With reference, now, primarily to FIGS. 9 and 13, the adhesive pad (sometimes called adhesive anchor) 100 comprises an adhesive layer 102 that can bond the pad 100 fairly permanently or semi-permanently to a surface of the mobile electronic device D. Then, since the power receiver assembly 12 has magnets 90, 92, 94 in the power receiver hub 14 for holding the power receiver hub 14 tightly on the power delivery surface S of the power delivery pad P, as explained above, those same magnets 90, 92, 94 can also hold the power receiver assembly 12 tightly on the adhesive pad 100, which also comprises magnetic material. Therefore, when the adhesive pad 100 is adhered or bonded to the surface of the mobile electronic device D, the magnets 90, 92, 94 hold the power receiver assembly 12 tightly onto the magnetic material of the adhesive pad 100, thus also tightly on the mobile electronic device D. Consequently, the magnetic attachment of the power receiver assembly 12 to the adhesive pad 100 and the magnetic attachment of the power receiver assembly 12 to the connector assembly 20 combine to form a unitary retrofit adapter with a pivot interface between the two and a secure but detachable attachment to the mobile electronic device D. Yet, like the magnetic attachment of the power receiver assembly 12 to the connector assembly 20 described above, the magnetic force can be overcome, so the power receiver assembly 12 can be detached from the mobile electronic device D by exerting enough force to overcome the magnetic forces. The pad 100 will stay adhered to the mobile electronic device D, but the power receiver assembly 12 and the connector assembly 20 can be separated and detached from the mobile electronic device D. Also, it can be reattached easily by simply placing the proximal end portion 46 over the connector assembly 20 and placing the distal end portion or power receiver hub 14 over the pad 100 and allow the magnetic forces to secure the power receiver assembly 12 to the connector assembly 20 and to the mobile electronic device D via the adhesive pad 100. A recess 96 in the bottom skin or shell 98 can be provided in a size and shape to receive some, if not all, of the adhesive pad 100 to allow the bottom surface of the power receiver assembly 12 to be at or close to the surface of the mobile electronic device D when it is attached.

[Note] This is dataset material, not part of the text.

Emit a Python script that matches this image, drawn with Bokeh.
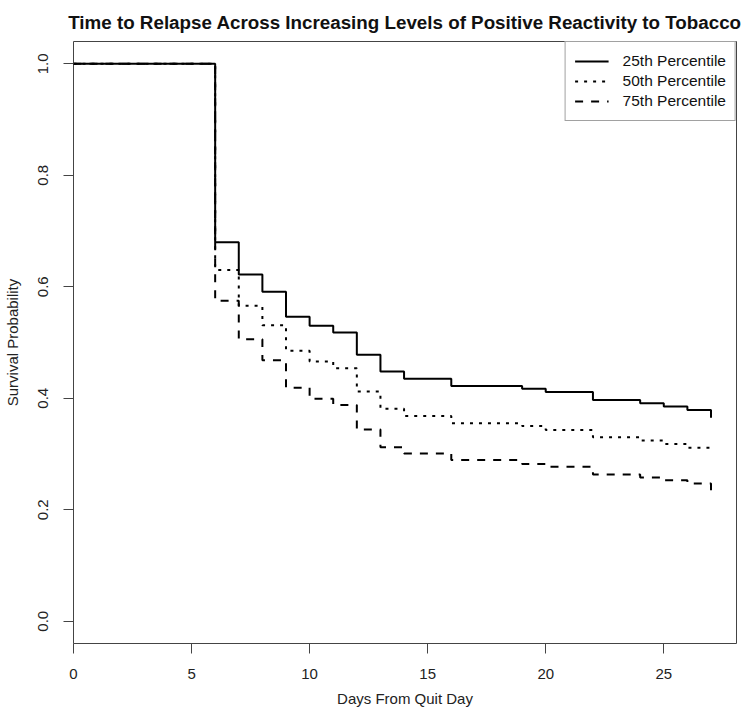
from bokeh.plotting import figure
from bokeh.models import Range1d, FixedTicker, Legend, LegendItem, PrintfTickFormatter
from bokeh.embed import file_html
from bokeh.resources import INLINE

# ---- data ----
days = [0, 6, 7, 8, 9, 10, 11, 12, 13, 14, 16, 19, 20, 22, 24, 25, 26, 27]
surv_25 = [1.0, 0.680, 0.622, 0.591, 0.546, 0.530, 0.518, 0.478, 0.448, 0.435,
           0.422, 0.417, 0.411, 0.397, 0.391, 0.385, 0.379, 0.365]
surv_50 = [1.0, 0.630, 0.566, 0.531, 0.485, 0.466, 0.454, 0.412, 0.381, 0.368,
           0.355, 0.350, 0.343, 0.330, 0.324, 0.318, 0.311, 0.309]
surv_75 = [1.0, 0.575, 0.506, 0.468, 0.419, 0.399, 0.388, 0.344, 0.312, 0.301,
           0.289, 0.282, 0.277, 0.263, 0.258, 0.253, 0.247, 0.233]
series_labels = ["25th Percentile", "50th Percentile", "75th Percentile"]
x_ticks = [0, 5, 10, 15, 20, 25]
y_ticks = [0.0, 0.2, 0.4, 0.6, 0.8, 1.0]

FONT = "Liberation Sans"

p = figure(width=742, height=709, output_backend="svg", toolbar_location=None,
           x_range=Range1d(0, 28.08), y_range=Range1d(-0.04, 1.04),
           min_border_left=72, min_border_right=6, min_border_top=41,
           min_border_bottom=64,
           title="Time to Relapse Across Increasing Levels of Positive Reactivity to Tobacco")

p.title.text_font = FONT
p.title.text_font_size = "18.8px"
p.title.text_font_style = "bold"
p.title.align = "center"
p.title.standoff = 18
p.title.text_color = "#111111"

p.xgrid.visible = False
p.ygrid.visible = False
p.outline_line_color = "#444444"
p.outline_line_width = 1
p.background_fill_color = "white"
p.border_fill_color = "white"

for ax in (p.xaxis[0], p.yaxis[0]):
    ax.axis_line_color = None
    ax.major_tick_out = 10
    ax.major_tick_in = 0
    ax.major_tick_line_color = "#444444"
    ax.minor_tick_line_color = None
    ax.major_label_text_font = FONT
    ax.major_label_text_font_size = "15px"
    ax.major_label_text_color = "#222222"
    ax.axis_label_text_font = FONT
    ax.axis_label_text_font_size = "15px"
    ax.axis_label_text_font_style = "normal"
    ax.axis_label_text_color = "#222222"

p.xaxis.ticker = FixedTicker(ticks=x_ticks)
p.yaxis.ticker = FixedTicker(ticks=y_ticks)
p.yaxis.formatter = PrintfTickFormatter(format="%.1f")
p.yaxis.major_label_orientation = "vertical"
p.xaxis.major_label_standoff = 15
p.yaxis.major_label_standoff = 15
p.xaxis.axis_label = "Days From Quit Day"
p.yaxis.axis_label = "Survival Probability"
p.xaxis.axis_label_standoff = 8
p.yaxis.axis_label_standoff = 15

r1 = p.step(days, surv_25, mode="after", line_color="black", line_width=2)
r2 = p.step(days, surv_50, mode="after", line_color="black", line_width=2,
            line_dash="3 6")
r3 = p.step(days, surv_75, mode="after", line_color="black", line_width=2,
            line_dash="8 8")

legend = Legend(items=[LegendItem(label=series_labels[0], renderers=[r1]),
                       LegendItem(label=series_labels[1], renderers=[r2]),
                       LegendItem(label=series_labels[2], renderers=[r3])],
                location="top_right", margin=0, padding=9, spacing=0,
                border_line_color="#444444", border_line_width=1,
                label_text_font=FONT, label_text_font_size="15.5px",
                label_text_color="#111111",
                glyph_width=34, glyph_height=20, label_height=20,
                label_standoff=14, background_fill_alpha=1.0)
p.add_layout(legend)

open("out.html", "w").write(file_html(p, INLINE))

The adhesive pad 100 can be wholly or partially a magnetic material. However, the example adhesive pad 100 shown in FIGS. 9 and 13 comprises a lower layer of resilient foam-type material, for example, a foamed silicone rubber, that can conform to a curvature in the surface of the mobile electronic device D, bonded to a rigid plate 106 of magnetic material. The top of the rigid plate can match the surface in the recess 96 for a tight, secure fit. Also, as shown in FIGS. 9 and 13, the bottoms of the magnets 90, 92, 94 are exposed in the recess 96 so that they can contact or very nearly contact the plate 106 of magnetic material, whereas there is a thickness of the non-magnetic skin or shell of the power receiver hub 14 on top of the magnets 90, 92, 94 which serve to hold the magnets at a distance of at least the thickness of the non-magnetic skin or shell from the power delivery surface S when the mobile electronic device D equipped with the universal power receiver adapter 10 is positioned on the power delivery pad P. Therefore, while the magnetic force attracting the power receiver hub 14 to the power delivery pad P is strong enough to hold the power receiver hub 14 tightly on and flush to the power delivery surface S, in spite of any imbalance of the mobile electronic device D over the power receiver hub 14, it will be weaker than the magnetic force attracting the power receiver hub 14 to the adhesive pad 100. Consequently, when the mobile electronic device D is pulled away from the power delivery pad P, the power receiver hub 14 will separate more readily from the power delivery surface S than from the adhesive pad 100, thereby leaving the power receiving assembly 12 firmly and securely attached to the mobile electronic device D.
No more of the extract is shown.